This week we tackle Allana's question: If we were to travel to gas giant Jupiter, would we sink to the core? Or float straight on through? Heather Douglas put this to Dr Marc Rayman from NASA's Jet Propulsion Lab to see if he could clear the air...
My understanding is that there is a solid core at the center of Jupiter (not sure about planets like Saturn). Even in Jupiter's case, the solid part is an incredibly small fraction of the planet. One could say that it is a rocky planet with an enormous atmosphere, but since there is so much "atmosphere" it really doesn't make sense to talk about it that way. chiralSPO, Mon, 1st Jun 2015
If there is no phase change ("surface") you can't land on it! alancalverd, Mon, 1st Jun 2015
It would not be difficult to land on Jupiter or any other planet.

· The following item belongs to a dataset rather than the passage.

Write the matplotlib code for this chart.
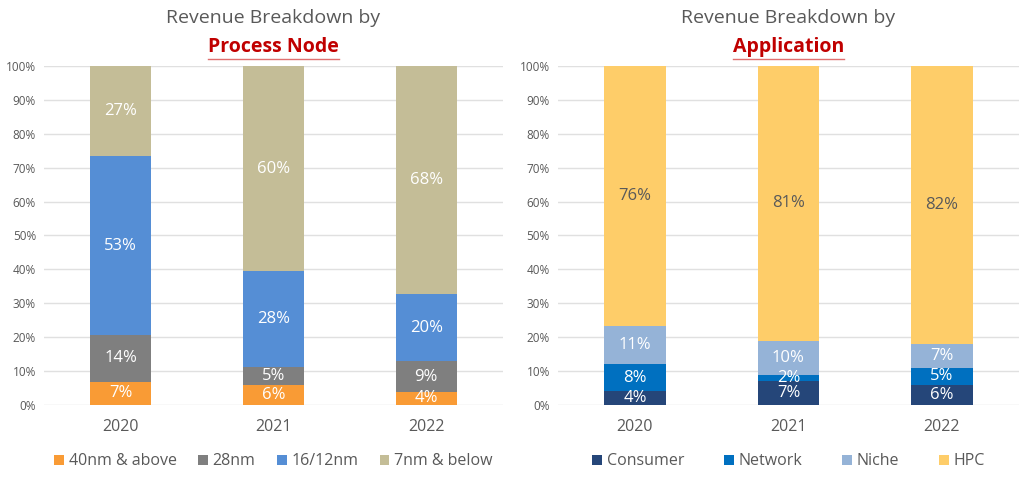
import matplotlib.pyplot as plt
import numpy as np
from matplotlib.ticker import PercentFormatter
from matplotlib.lines import Line2D

plt.rcParams['font.family'] = ['Open Sans', 'DejaVu Sans']

years = ['2020', '2021', '2022']

node_names = ['40nm & above', '28nm', '16/12nm', '7nm & below']
node_vals = [[7, 6, 4],      # 40nm & above
             [14, 5, 9],     # 28nm
             [53, 28, 20],   # 16/12nm
             [27, 60, 68]]   # 7nm & below
node_colors = ['#F99B35', '#7F7F7F', '#558ED5', '#C4BD97']
node_text = ['white', 'white', 'white', 'white']

app_names = ['Consumer', 'Network', 'Niche', 'HPC']
app_vals = [[4, 7, 6],       # Consumer
            [8, 2, 5],       # Network
            [11, 10, 7],     # Niche
            [76, 81, 82]]    # HPC
app_colors = ['#254679', '#0070C0', '#95B3D7', '#FECD69']
app_text = ['white', 'white', 'white', '#595959']

GRAY = '#595959'
RED = '#C00000'

fig = plt.figure(figsize=(10.30, 4.91), dpi=100)
ax1 = fig.add_axes([0.043, 0.175, 0.445, 0.691])
ax2 = fig.add_axes([0.542, 0.175, 0.447, 0.691])


def stacked(ax, names, vals, colors, tcolors, colspace):
    vals = np.array(vals, dtype=float)
    share = vals / vals.sum(axis=0) * 100  # 100% stacked
    x = np.arange(len(years))
    bottom = np.zeros(len(years))
    for name, v, s, c, tc in zip(names, vals, share, colors, tcolors):
        bars = ax.bar(x, s, 0.4, bottom=bottom, color=c, label=name, zorder=2)
        ax.bar_label(bars, labels=['%d%%' % n for n in v], label_type='center',
                     color=tc, fontsize=12)
        bottom += s
    ax.set_xticks(x, years)
    ax.set_xlim(-0.5, len(years) - 0.5)
    ax.set_ylim(0, 100)
    ax.set_yticks(np.arange(0, 101, 10))
    ax.yaxis.set_major_formatter(PercentFormatter(decimals=0))
    ax.tick_params(length=0)
    ax.tick_params(axis='y', labelsize=8.5, labelcolor=GRAY, pad=6)
    ax.tick_params(axis='x', labelsize=11.5, labelcolor=GRAY, pad=10)
    for sp in ax.spines.values():
        sp.set_visible(False)
    ax.grid(axis='y', color='#E0E0E0', linewidth=1, zorder=0)
    ax.set_axisbelow(True)
    leg = ax.legend(loc='upper center', bbox_to_anchor=(0.5, -0.10), ncol=4,
                    frameon=False, handlelength=0.6, handleheight=0.6,
                    handletextpad=0.3, columnspacing=colspace, fontsize=11.5)
    for t in leg.get_texts():
        t.set_color(GRAY)


stacked(ax1, node_names, node_vals, node_colors, node_text, 1.35)
stacked(ax2, app_names, app_vals, app_colors, app_text, 2.5)

titles = [(ax1, 'Process Node'), (ax2, 'Application')]
fig.canvas.draw()
r = fig.canvas.get_renderer()
for ax, sub in titles:
    b = ax.get_position()
    cx = (b.x0 + b.x1) / 2
    fig.text(cx, 0.963, 'Revenue Breakdown by', ha='center', va='center',
             fontsize=14, color=GRAY)
    t = fig.text(cx, 0.905, sub, ha='center', va='center', fontsize=14,
                 color=RED, fontweight='bold')
    ext = t.get_window_extent(r).transformed(fig.transFigure.inverted())
    fig.add_artist(Line2D([ext.x0, ext.x1], [ext.y0 - 0.004, ext.y0 - 0.004],
                          transform=fig.transFigure, color='#E07070', lw=1))

fig.savefig('out.png', dpi=100)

I think the ship would get stuck somewhere in the upper atmosphere when the density of the ship equals the density of the surrounding gas. It would be like a hot air balloon kind of floating a few hundred meters above the ground (except theres no ground to see). Or like how some fauna spend most their life in a band of the ocean. Also you would get blown around at hurricane speeds in the gas bands. So while you can't land, you could float around on a cruise. SiempreFillInTheBlank, Tue, 9th Jun 2015
I agree that the ship would sink to the depth at which its density was about the same as the surrounding environment and go no further. However, if that ship is made of anything denser than hydrogen, it will have a very long fall.